Instruction:
Leave the pictures out and retype the lines from the beginning through the line with "nan = np.nan", both ends included.

Stored data:
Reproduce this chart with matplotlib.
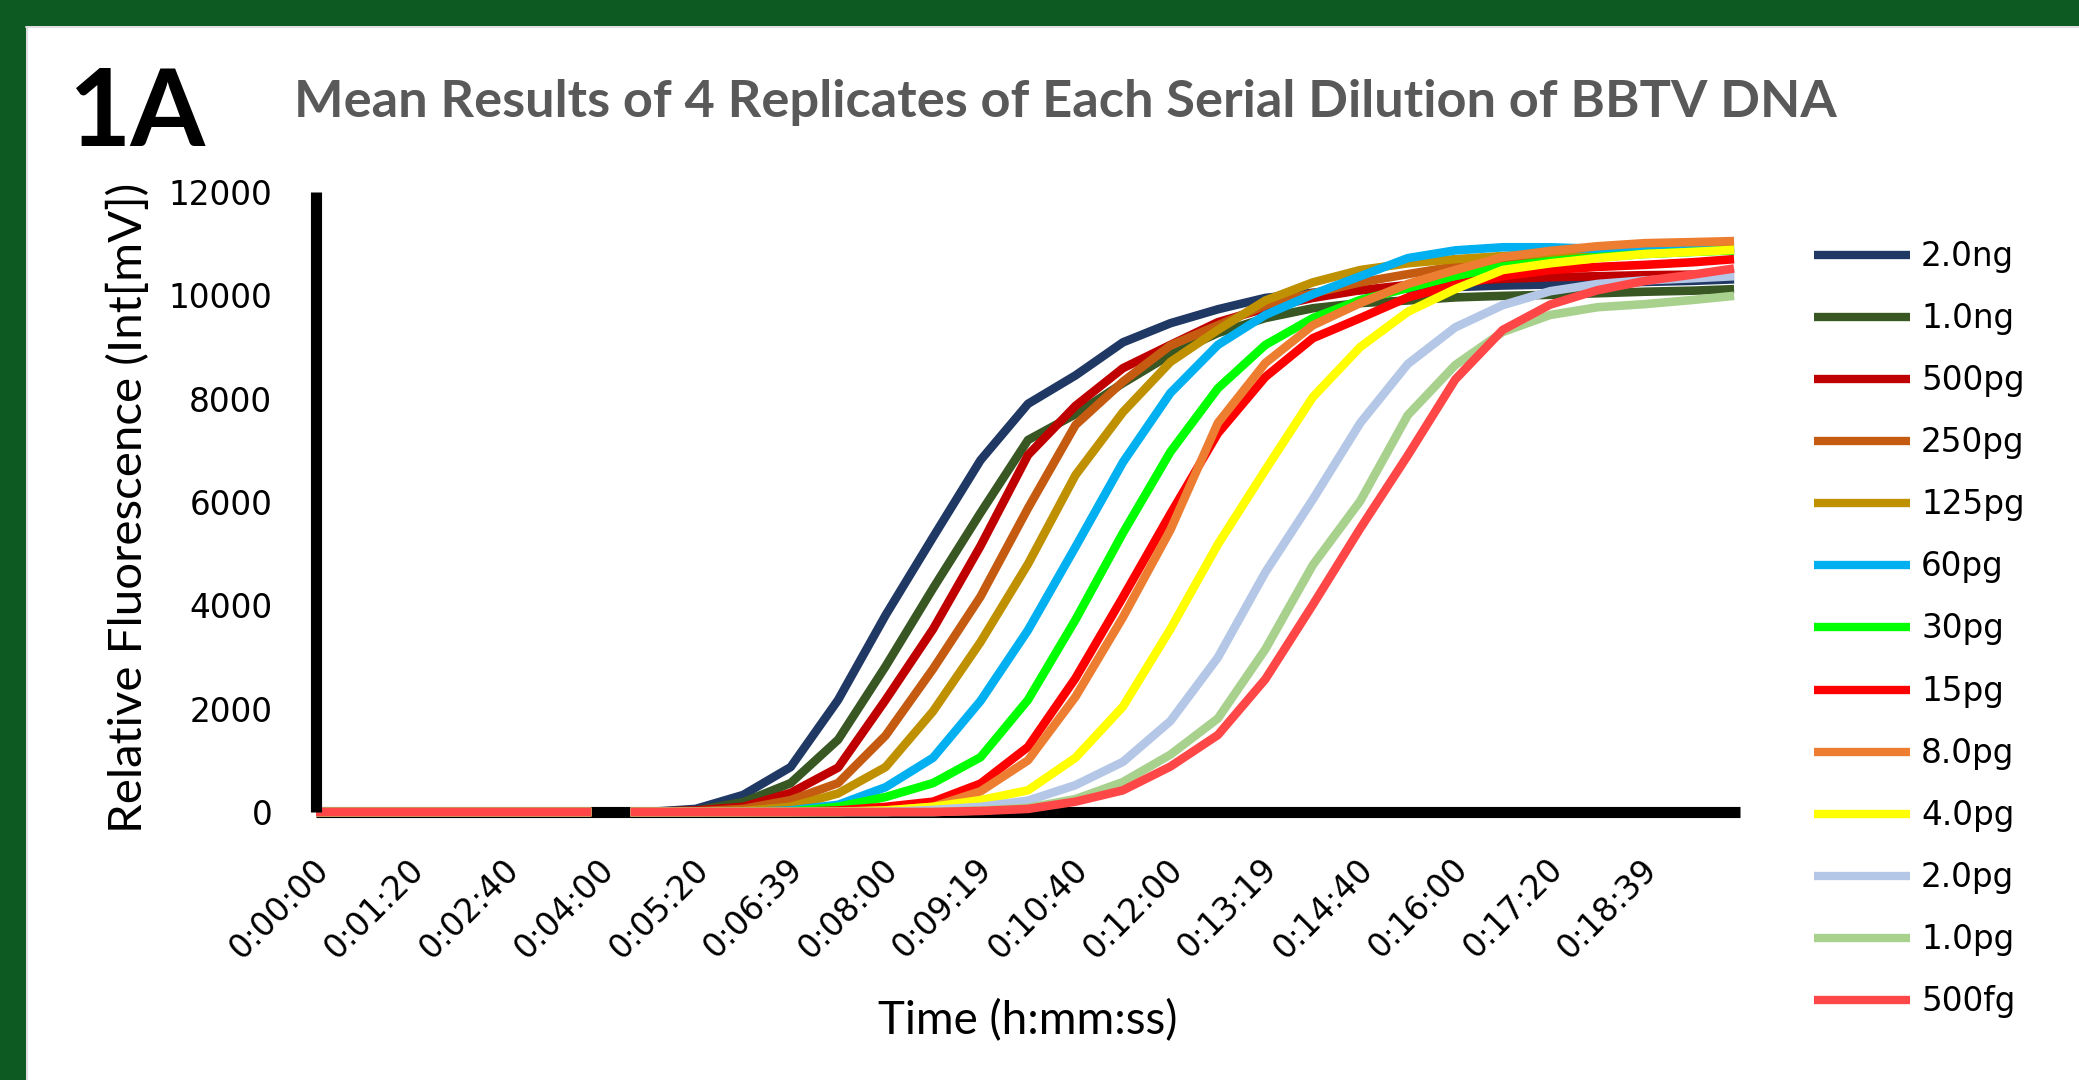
import numpy as np
import matplotlib
matplotlib.use("Agg")
import matplotlib.pyplot as plt
from matplotlib.transforms import ScaledTranslation
from matplotlib.lines import Line2D
from matplotlib.patches import Rectangle

nan = np.nan

# ---------------- data ----------------
time_s = [0, 40, 80, 120, 160, 200, 232, 248, 265, 280, 320, 360, 400, 440, 480,
          520, 560, 600, 640, 680, 720, 760, 800, 840, 880, 920, 960, 1000, 1040,
          1080, 1120, 1160, 1195]

s_2ng = [0, 0, 0, 0, 0, 0, 0, nan, 0, 0, 60, 330, 870, 2170, 3810, 5320, 6810, 7900, 8450,
         9090, 9460, 9730, 9950, 10050, 10100, 10130, 10160, 10190, 10210, 10240, 10260, 10280, 10310]
s_1ng = [0, 0, 0, 0, 0, 0, 0, nan, 0, 0, 30, 190, 560, 1400, 2820, 4330, 5790, 7200, 7700,
         8300, 8850, 9270, 9560, 9750, 9850, 9900, 9960, 9990, 10010, 10040, 10070, 10090, 10120]
s_500pg = [0, 0, 0, 0, 0, 0, 0, nan, 0, 0, 30, 100, 370, 860, 2170, 3540, 5150, 6910, 7860,
           8590, 9040, 9480, 9750, 9950, 10100, 10200, 10270, 10320, 10350, 10370, 10390, 10400, 10410]
s_250pg = [0, 0, 0, 0, 0, 0, 0, nan, 0, 0, 10, 60, 230, 560, 1480, 2770, 4170, 5880, 7490,
           8330, 9030, 9420, 9810, 10040, 10250, 10410, 10560, 10660, 10740, 10800, 10840, 10870, 10900]
s_125pg = [0, 0, 0, 0, 0, 0, 0, nan, 0, 0, 0, 20, 100, 360, 870, 1950, 3290, 4800, 6520,
           7740, 8710, 9330, 9900, 10250, 10490, 10620, 10700, 10760, 10820, 10860, 10890, 10920, 10950]
s_60pg = [0, 0, 0, 0, 0, 0, 0, nan, 0, 0, 0, 0, 30, 140, 480, 1050, 2150, 3520, 5130,
          6770, 8110, 9040, 9620, 10020, 10370, 10720, 10870, 10930, 10930, 10900, 10880, 10870, 10860]
s_30pg = [0, 0, 0, 0, 0, 0, 0, nan, 0, 0, 0, 0, 10, 100, 290, 560, 1060, 2170, 3720,
          5400, 6970, 8200, 9040, 9560, 9910, 10140, 10370, 10560, 10660, 10740, 10800, 10840, 10870]
s_15pg = [0, 0, 0, 0, 0, 0, 0, nan, 0, 0, 0, 0, 0, 30, 100, 200, 550, 1260, 2590,
          4160, 5770, 7330, 8420, 9170, 9560, 9960, 10200, 10370, 10490, 10550, 10590, 10640, 10700]
s_8pg = [0, 0, 0, 0, 0, 0, 0, nan, 0, 0, 0, 0, 0, 10, 30, 100, 400, 1000, 2230,
         3770, 5460, 7530, 8690, 9420, 9850, 10220, 10490, 10740, 10860, 10950, 11010, 11030, 11050]
s_4pg = [0, 0, 0, 0, 0, 0, 0, nan, 0, 0, 0, 0, 0, 0, 30, 100, 230, 420, 1050,
         2040, 3540, 5180, 6620, 8030, 9000, 9680, 10120, 10490, 10620, 10720, 10800, 10840, 10880]
s_2pg = [0, 0, 0, 0, 0, 0, 0, nan, 0, 0, 0, 0, 0, 0, 0, 40, 100, 220, 520,
         970, 1760, 2990, 4640, 6050, 7530, 8670, 9380, 9810, 10080, 10220, 10290, 10330, 10370]
s_1pg = [0, 0, 0, 0, 0, 0, 0, nan, 0, 0, 0, 0, 0, 0, 0, 0, 30, 80, 250,
         580, 1110, 1810, 3150, 4780, 6020, 7680, 8650, 9290, 9620, 9770, 9830, 9910, 9990]
s_500fg = [0, 0, 0, 0, 0, 0, 0, nan, 0, 0, 0, 0, 0, 0, 0, 0, 20, 60, 200,
           420, 880, 1490, 2570, 4010, 5490, 6900, 8370, 9330, 9820, 10100, 10280, 10400, 10520]

series_names = ["2.0ng", "1.0ng", "500pg", "250pg", "125pg", "60pg", "30pg",
                "15pg", "8.0pg", "4.0pg", "2.0pg", "1.0pg", "500fg"]
series_values = [s_2ng, s_1ng, s_500pg, s_250pg, s_125pg, s_60pg, s_30pg,
                 s_15pg, s_8pg, s_4pg, s_2pg, s_1pg, s_500fg]
series_colors = ["#203864", "#385723", "#C00000", "#C55A11", "#BF9000", "#00B0F0",
                 "#00FF00", "#FF0000", "#ED7D31", "#FFFF00", "#B4C7E7", "#A9D18E", "#FF4747"]

x_tick_labels = ["0:00:00", "0:01:20", "0:02:40", "0:04:00", "0:05:20", "0:06:39",
                 "0:08:00", "0:09:19", "0:10:40", "0:12:00", "0:13:19", "0:14:40",
                 "0:16:00", "0:17:20", "0:18:39"]
y_ticks = [0, 2000, 4000, 6000, 8000, 10000, 12000]

title = "Mean Results of 4 Replicates of Each Serial Dilution of BBTV DNA"
panel = "1A"
x_label = "Time (h:mm:ss)"
y_label = "Relative Fluorescence (Int[mV])"

# ---------------- figure ----------------
W, H = 2079, 1080
plt.rcParams["font.family"] = ["DejaVu Sans"]
fig = plt.figure(figsize=(W / 100, H / 100), dpi=100, facecolor="white")

def fx(px):
    return px / W

def fy(py):
    return 1 - py / H

# green frame
green = "#0E5A23"
fig.add_artist(Rectangle((0, fy(26)), 1, 26 / H, transform=fig.transFigure,
                         facecolor=green, edgecolor="none", zorder=0))
fig.add_artist(Rectangle((0, 0), 26 / W, 1, transform=fig.transFigure,
                         facecolor=green, edgecolor="none", zorder=0))
fig.add_artist(Line2D([fx(26), 1], [fy(27), fy(27)], color="#d9d9d9", lw=1.2))
fig.add_artist(Line2D([fx(27), fx(27)], [0, fy(27)], color="#d9d9d9", lw=1.2))

ax = fig.add_axes([fx(316), fy(812), (1740 - 316) / W, (812 - 192) / H])
ax.set_facecolor("none")
ax.set_xlim(0, 1200)
ax.set_ylim(0, 12000)

t = np.array(time_s, dtype=float)
for name, vals, col in zip(series_names, series_values, series_colors):
    ax.plot(t, np.array(vals, dtype=float), color=col, lw=6.2, label=name,
            solid_capstyle="butt", solid_joinstyle="round", clip_on=False, zorder=3)

for s in ("top", "right"):
    ax.spines[s].set_visible(False)
for s in ("left", "bottom"):
    ax.spines[s].set_linewidth(8)
    ax.spines[s].set_capstyle("butt")
ax.spines["left"].set_zorder(4)
ax.spines["bottom"].set_zorder(2)

def to_sec(s):
    h, m, sec = s.split(":")
    return int(h) * 3600 + int(m) * 60 + int(sec)

ax.set_yticks(y_ticks)
ax.set_yticklabels([str(v) for v in y_ticks])
ax.set_xticks([to_sec(s) for s in x_tick_labels])
ax.set_xticklabels(x_tick_labels)
ax.tick_params(axis="both", length=0, labelsize=23.5, colors="black")
ax.tick_params(axis="y", pad=31.5)
ax.tick_params(axis="x", pad=37.4)
off = ScaledTranslation(8 / 100, 0, fig.dpi_scale_trans)
for lab in ax.get_xticklabels():
    lab.set_rotation(45)
    lab.set_ha("right")
    lab.set_va("center")
    lab.set_rotation_mode("anchor")
    lab.set_transform(lab.get_transform() + off)

# texts
t_panel = fig.text(fx(69), fy(146), panel, ha="left", va="baseline",
                   fontsize=80, fontweight="bold", family=["Lato", "DejaVu Sans"], color="black")
t_title = fig.text(fx(1065), fy(117), title, ha="center", va="baseline",
                   fontsize=30, fontweight="bold", family=["Lato", "DejaVu Sans"], color="#595959")
t_ylab = fig.text(fx(128), fy(508), y_label, ha="center", va="center", rotation=90,
                  fontsize=26, family=["Lato", "DejaVu Sans"], color="black")
t_xlab = fig.text(fx(1028), fy(1021), x_label, ha="center", va="center",
                  fontsize=26, family=["Lato", "DejaVu Sans"], color="black")

# legend (manual, at right)
for i, (name, col) in enumerate(zip(series_names, series_colors)):
    yy = 255 + 62.08 * i
    fig.add_artist(Line2D([fx(1814), fx(1910)], [fy(yy), fy(yy)], color=col, lw=6,
                          solid_capstyle="butt"))
    fig.text(fx(1921), fy(yy + 11), name, ha="left", va="baseline", fontsize=23.5,
             color="black")

# fit text sizes to measured extents
fig.canvas.draw()
r = fig.canvas.get_renderer()

def fit(txt, target, dim="w"):
    for _ in range(3):
        bb = txt.get_window_extent(r)
        cur = bb.width if dim == "w" else bb.height
        txt.set_fontsize(txt.get_fontsize() * target / cur)

fit(t_panel, 137)
fit(t_title, 1542)
fit(t_ylab, 650, "h")
fit(t_xlab, 299)

fig.savefig("out.png", dpi=100, facecolor="white")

Result:
Reproduce this chart with matplotlib.
import numpy as np
import matplotlib
matplotlib.use("Agg")
import matplotlib.pyplot as plt
from matplotlib.transforms import ScaledTranslation
from matplotlib.lines import Line2D
from matplotlib.patches import Rectangle

nan = np.nan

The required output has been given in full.